PROBLEM REQUIREMENTS - Nothing but the lines from the line with "Reproduce this chart with matplotlib." to the line with "return fig.add_axes([left /", both included, is to be repeated, and those exactly. Leave out the pictures.

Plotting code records
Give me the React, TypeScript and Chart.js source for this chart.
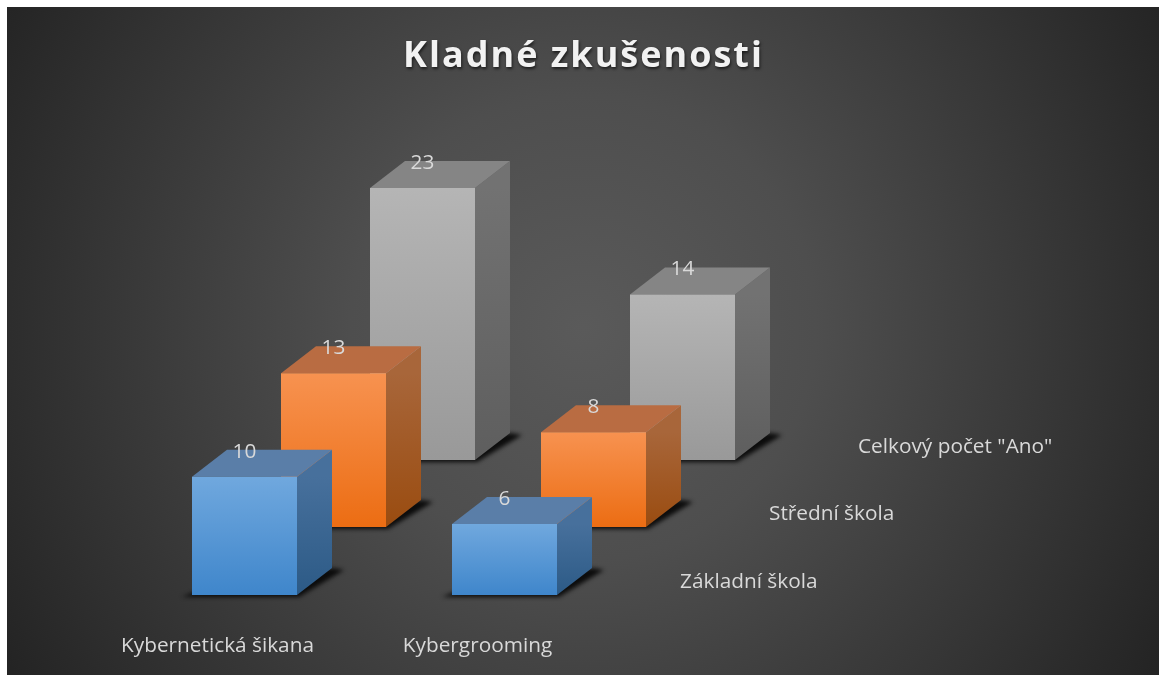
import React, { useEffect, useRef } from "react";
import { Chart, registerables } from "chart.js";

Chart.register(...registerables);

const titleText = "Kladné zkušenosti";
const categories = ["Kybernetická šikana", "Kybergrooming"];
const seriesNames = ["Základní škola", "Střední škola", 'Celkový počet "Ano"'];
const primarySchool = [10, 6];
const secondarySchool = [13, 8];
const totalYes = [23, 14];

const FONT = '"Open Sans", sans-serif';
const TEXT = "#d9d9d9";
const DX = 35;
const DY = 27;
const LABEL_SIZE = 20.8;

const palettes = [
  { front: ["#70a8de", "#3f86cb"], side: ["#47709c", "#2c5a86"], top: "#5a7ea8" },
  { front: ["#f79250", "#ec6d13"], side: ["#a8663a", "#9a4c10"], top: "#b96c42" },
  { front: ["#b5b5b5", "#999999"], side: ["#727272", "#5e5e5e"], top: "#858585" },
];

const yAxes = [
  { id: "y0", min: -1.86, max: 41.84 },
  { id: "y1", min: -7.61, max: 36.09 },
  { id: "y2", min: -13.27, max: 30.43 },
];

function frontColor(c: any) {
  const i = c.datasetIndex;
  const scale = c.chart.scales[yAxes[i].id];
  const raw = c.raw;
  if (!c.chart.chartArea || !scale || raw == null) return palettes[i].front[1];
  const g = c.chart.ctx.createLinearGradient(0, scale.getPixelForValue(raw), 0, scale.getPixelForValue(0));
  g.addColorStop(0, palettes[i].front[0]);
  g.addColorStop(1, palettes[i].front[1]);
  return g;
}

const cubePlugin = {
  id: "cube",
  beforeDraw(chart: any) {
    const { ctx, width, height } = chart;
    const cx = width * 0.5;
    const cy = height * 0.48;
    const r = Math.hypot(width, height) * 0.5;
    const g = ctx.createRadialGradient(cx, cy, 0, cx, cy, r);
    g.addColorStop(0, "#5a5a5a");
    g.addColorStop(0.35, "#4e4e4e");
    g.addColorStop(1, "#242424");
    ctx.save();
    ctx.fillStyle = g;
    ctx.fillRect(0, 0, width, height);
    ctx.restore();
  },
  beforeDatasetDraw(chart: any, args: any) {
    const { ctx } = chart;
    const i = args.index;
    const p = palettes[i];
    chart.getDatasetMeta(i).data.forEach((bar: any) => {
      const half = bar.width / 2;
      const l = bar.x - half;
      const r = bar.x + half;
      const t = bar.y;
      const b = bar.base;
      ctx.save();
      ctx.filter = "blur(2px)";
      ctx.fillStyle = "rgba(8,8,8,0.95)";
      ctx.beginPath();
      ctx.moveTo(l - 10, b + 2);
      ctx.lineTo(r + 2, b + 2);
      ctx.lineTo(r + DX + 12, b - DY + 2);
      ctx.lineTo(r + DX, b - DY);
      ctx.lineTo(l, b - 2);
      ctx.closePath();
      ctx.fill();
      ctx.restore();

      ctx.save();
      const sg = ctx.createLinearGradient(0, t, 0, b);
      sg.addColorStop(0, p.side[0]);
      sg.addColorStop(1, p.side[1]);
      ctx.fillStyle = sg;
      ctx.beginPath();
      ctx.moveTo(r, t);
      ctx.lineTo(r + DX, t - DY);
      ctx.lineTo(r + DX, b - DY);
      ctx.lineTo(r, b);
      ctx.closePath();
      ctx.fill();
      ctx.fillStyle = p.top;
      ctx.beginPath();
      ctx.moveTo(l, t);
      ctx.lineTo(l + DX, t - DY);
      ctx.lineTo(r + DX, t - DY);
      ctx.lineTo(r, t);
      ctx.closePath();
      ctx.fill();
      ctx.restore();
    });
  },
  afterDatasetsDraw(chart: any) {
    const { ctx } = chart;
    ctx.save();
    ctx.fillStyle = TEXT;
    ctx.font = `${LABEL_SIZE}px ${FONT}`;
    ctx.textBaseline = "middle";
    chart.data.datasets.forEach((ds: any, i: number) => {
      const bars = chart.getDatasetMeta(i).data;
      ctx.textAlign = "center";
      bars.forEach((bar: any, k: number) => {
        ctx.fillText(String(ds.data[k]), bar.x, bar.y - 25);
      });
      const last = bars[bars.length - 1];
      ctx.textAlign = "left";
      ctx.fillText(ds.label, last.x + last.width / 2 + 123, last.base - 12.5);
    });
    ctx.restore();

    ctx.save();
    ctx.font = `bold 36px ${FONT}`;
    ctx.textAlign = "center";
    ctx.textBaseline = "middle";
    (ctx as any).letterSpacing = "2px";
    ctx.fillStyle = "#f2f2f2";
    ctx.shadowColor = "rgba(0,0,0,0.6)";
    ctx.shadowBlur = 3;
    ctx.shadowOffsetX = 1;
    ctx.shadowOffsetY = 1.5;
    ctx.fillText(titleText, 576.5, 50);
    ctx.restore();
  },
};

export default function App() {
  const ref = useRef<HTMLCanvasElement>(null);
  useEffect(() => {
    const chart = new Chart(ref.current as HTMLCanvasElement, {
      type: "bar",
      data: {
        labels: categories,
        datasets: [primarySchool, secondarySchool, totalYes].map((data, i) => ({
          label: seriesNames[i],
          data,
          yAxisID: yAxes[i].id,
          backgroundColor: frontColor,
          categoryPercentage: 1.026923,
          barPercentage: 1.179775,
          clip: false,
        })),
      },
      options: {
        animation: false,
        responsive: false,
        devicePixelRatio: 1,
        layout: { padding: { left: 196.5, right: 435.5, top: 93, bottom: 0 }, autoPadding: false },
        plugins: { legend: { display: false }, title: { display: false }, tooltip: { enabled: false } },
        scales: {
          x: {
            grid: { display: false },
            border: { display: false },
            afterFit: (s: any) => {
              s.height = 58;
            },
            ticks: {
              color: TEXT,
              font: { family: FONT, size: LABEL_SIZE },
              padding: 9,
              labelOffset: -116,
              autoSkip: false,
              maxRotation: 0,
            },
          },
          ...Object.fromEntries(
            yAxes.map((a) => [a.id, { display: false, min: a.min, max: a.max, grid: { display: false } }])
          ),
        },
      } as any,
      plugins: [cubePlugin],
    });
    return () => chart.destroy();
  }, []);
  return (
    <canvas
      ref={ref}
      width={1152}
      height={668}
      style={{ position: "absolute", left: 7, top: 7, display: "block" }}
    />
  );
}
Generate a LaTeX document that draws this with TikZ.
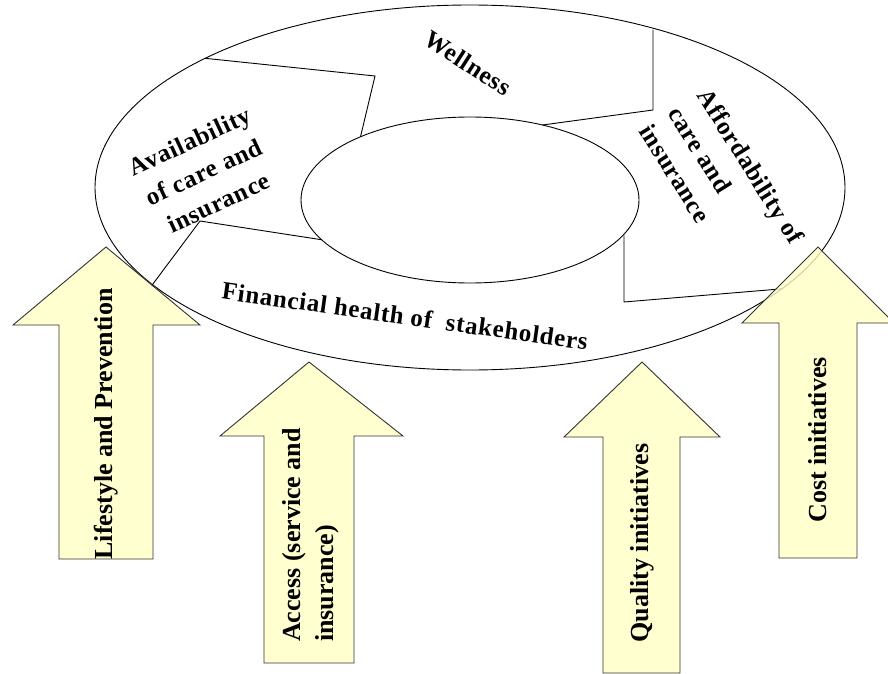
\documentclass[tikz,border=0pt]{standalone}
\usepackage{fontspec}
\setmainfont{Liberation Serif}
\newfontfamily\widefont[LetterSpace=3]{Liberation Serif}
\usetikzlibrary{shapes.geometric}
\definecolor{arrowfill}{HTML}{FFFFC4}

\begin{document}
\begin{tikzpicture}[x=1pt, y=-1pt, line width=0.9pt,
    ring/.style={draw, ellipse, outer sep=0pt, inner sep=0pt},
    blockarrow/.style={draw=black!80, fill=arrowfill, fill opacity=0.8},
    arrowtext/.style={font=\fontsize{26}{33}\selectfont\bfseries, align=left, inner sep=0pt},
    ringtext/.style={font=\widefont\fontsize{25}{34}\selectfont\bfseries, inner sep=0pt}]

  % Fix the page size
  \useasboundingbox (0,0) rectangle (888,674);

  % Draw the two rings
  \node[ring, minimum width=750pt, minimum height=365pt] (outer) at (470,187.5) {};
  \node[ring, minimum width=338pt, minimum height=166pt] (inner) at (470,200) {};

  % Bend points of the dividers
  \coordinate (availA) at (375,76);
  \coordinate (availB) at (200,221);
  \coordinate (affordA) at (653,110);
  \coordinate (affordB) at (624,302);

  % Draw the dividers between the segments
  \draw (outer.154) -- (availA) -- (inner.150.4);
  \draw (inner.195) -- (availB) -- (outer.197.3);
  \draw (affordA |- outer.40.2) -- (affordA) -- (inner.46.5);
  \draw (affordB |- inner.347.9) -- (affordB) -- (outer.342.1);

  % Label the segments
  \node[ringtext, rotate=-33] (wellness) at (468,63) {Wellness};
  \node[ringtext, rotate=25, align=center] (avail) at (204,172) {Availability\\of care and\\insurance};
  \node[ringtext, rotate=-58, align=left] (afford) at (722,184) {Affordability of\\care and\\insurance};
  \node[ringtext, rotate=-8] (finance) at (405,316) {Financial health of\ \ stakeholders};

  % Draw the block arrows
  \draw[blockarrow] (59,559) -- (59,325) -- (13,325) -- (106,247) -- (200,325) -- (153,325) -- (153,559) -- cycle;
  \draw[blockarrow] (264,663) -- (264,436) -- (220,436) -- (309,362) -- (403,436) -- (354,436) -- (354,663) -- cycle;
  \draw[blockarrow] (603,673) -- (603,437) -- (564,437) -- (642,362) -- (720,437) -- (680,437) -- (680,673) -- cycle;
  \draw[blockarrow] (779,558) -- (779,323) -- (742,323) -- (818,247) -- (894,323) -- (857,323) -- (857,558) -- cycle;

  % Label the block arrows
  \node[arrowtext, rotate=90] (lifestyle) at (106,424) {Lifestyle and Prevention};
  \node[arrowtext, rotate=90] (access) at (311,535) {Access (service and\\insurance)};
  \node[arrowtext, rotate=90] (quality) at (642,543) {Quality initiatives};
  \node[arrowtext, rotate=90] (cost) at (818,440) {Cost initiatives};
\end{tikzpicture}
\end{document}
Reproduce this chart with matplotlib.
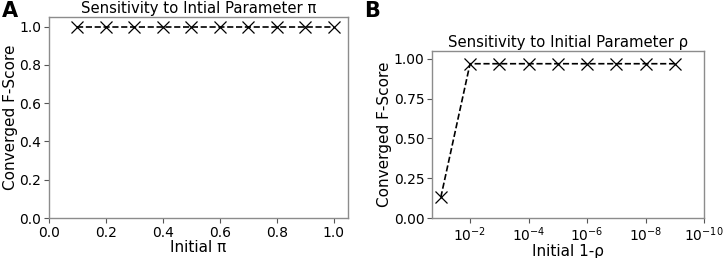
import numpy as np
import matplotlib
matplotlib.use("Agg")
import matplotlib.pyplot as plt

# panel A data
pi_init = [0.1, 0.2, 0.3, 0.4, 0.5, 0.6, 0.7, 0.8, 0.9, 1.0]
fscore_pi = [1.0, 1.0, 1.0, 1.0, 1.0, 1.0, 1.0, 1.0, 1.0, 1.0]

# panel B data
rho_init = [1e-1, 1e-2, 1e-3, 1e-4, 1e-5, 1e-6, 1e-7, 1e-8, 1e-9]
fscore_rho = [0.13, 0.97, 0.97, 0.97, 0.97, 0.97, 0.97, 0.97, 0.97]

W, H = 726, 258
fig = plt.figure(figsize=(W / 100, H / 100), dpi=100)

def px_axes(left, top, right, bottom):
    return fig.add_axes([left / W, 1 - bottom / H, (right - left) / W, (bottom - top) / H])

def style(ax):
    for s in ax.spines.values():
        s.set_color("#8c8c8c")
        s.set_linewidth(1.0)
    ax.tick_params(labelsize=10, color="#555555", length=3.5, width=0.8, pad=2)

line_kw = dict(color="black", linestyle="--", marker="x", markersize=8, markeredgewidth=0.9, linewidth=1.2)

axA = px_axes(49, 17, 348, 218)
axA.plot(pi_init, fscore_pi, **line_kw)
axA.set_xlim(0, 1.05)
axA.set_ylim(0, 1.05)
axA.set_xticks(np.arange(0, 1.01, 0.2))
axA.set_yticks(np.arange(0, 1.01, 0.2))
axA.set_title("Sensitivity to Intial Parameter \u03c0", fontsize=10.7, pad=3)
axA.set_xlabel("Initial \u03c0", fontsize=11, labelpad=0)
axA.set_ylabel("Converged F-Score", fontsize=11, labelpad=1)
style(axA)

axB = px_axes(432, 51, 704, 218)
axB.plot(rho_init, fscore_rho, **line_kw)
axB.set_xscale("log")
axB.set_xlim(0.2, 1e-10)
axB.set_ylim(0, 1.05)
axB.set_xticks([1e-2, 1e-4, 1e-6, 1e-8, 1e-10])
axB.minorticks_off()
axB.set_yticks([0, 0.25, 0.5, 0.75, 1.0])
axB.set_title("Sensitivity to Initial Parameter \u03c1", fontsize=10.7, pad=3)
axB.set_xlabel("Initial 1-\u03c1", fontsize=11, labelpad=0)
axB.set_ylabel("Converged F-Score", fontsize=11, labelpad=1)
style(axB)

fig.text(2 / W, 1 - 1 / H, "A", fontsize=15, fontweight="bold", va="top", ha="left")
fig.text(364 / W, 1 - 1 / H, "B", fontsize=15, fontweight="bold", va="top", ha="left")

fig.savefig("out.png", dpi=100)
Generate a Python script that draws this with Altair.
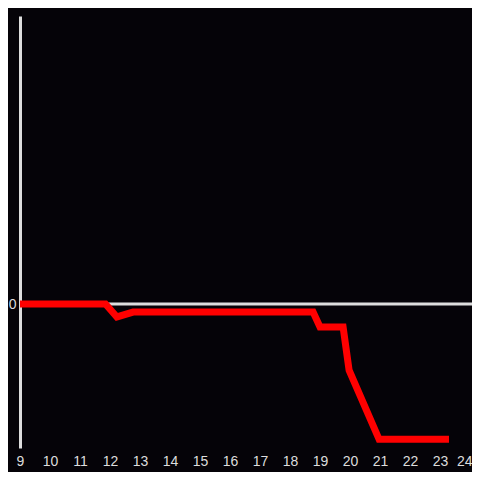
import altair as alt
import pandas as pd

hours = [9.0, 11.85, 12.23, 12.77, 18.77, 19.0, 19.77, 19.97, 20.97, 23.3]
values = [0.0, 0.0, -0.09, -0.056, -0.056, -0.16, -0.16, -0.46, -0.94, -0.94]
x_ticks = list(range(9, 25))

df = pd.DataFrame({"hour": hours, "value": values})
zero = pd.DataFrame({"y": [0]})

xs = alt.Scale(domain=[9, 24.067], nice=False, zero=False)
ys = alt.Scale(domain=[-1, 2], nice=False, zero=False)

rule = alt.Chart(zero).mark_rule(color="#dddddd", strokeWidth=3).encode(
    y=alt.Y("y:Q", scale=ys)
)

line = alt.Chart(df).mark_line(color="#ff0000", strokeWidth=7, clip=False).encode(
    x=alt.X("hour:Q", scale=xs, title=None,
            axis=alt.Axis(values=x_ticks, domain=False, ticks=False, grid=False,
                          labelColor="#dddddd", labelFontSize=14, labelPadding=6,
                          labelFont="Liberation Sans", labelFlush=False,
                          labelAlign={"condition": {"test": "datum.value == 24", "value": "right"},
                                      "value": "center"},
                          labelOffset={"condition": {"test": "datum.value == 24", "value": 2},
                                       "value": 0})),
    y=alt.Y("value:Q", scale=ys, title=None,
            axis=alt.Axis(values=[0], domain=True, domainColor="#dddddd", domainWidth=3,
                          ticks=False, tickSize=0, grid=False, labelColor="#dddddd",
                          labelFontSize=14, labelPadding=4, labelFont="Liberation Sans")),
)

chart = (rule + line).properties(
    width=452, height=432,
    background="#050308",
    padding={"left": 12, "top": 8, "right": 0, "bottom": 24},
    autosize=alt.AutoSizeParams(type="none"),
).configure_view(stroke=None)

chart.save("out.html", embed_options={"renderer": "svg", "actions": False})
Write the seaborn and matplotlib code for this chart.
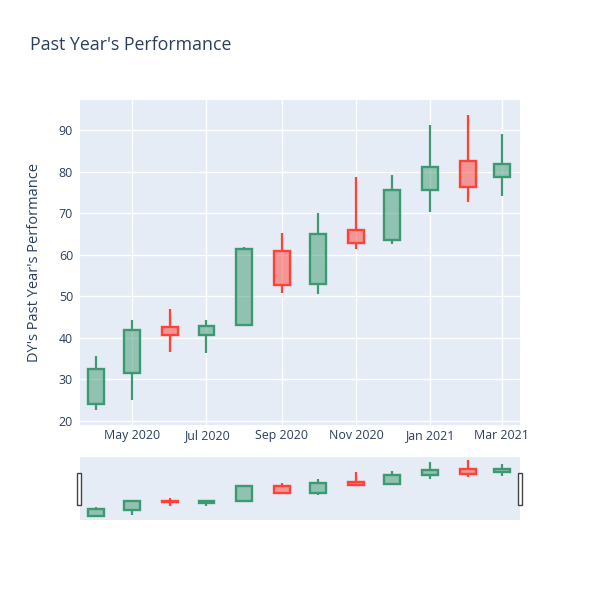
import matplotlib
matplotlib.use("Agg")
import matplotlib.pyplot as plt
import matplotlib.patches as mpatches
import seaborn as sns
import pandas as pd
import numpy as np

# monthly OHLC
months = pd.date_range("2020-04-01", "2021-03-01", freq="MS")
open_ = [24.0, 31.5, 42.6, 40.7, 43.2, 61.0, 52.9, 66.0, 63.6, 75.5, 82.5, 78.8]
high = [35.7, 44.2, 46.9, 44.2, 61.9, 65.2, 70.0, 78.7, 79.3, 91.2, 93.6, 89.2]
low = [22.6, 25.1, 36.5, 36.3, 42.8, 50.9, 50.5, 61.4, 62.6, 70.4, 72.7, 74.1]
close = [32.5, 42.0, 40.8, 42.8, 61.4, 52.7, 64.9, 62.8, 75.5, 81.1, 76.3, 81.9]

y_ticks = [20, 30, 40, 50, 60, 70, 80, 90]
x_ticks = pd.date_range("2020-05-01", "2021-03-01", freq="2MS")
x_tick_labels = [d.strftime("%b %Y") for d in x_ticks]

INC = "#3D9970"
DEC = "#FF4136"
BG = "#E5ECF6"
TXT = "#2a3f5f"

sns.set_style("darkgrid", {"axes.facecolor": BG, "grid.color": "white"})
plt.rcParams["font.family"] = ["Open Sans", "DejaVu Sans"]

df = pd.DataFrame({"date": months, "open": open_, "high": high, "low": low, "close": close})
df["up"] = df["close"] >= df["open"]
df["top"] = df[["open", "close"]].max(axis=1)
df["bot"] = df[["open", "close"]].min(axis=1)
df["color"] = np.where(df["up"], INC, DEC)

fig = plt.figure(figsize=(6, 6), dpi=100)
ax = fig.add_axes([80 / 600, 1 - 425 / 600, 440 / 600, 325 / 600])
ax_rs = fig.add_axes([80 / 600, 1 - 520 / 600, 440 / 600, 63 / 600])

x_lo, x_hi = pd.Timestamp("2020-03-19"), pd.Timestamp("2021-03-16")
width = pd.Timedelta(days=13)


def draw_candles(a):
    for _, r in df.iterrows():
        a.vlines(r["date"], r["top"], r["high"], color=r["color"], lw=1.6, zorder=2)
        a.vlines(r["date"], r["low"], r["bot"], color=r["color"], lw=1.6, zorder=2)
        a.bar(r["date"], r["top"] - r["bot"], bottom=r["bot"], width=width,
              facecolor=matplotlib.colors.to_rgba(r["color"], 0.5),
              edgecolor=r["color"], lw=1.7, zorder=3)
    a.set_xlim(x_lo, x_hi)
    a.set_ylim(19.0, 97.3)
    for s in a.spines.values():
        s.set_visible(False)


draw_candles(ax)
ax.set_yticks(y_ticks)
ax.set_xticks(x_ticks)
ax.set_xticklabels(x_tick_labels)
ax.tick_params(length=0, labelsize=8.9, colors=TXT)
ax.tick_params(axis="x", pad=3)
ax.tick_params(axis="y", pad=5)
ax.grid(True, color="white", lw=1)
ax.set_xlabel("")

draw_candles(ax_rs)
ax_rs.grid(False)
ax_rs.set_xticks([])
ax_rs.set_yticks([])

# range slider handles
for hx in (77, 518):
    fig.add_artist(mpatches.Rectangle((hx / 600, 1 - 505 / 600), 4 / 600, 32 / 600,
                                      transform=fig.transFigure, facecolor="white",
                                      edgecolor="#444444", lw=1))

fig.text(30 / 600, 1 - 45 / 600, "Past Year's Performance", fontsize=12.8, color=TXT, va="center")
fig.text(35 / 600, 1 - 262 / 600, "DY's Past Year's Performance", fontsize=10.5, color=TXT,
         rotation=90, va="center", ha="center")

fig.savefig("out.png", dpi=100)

SOLUTION TO THIS EXERCISE -
Reproduce this chart with matplotlib.
import numpy as np
import matplotlib
matplotlib.use("Agg")
import matplotlib.pyplot as plt

# panel A data
pi_init = [0.1, 0.2, 0.3, 0.4, 0.5, 0.6, 0.7, 0.8, 0.9, 1.0]
fscore_pi = [1.0, 1.0, 1.0, 1.0, 1.0, 1.0, 1.0, 1.0, 1.0, 1.0]

# panel B data
rho_init = [1e-1, 1e-2, 1e-3, 1e-4, 1e-5, 1e-6, 1e-7, 1e-8, 1e-9]
fscore_rho = [0.13, 0.97, 0.97, 0.97, 0.97, 0.97, 0.97, 0.97, 0.97]

W, H = 726, 258
fig = plt.figure(figsize=(W / 100, H / 100), dpi=100)

def px_axes(left, top, right, bottom):
    return fig.add_axes([left / W, 1 - bottom / H, (right - left) / W, (bottom - top) / H])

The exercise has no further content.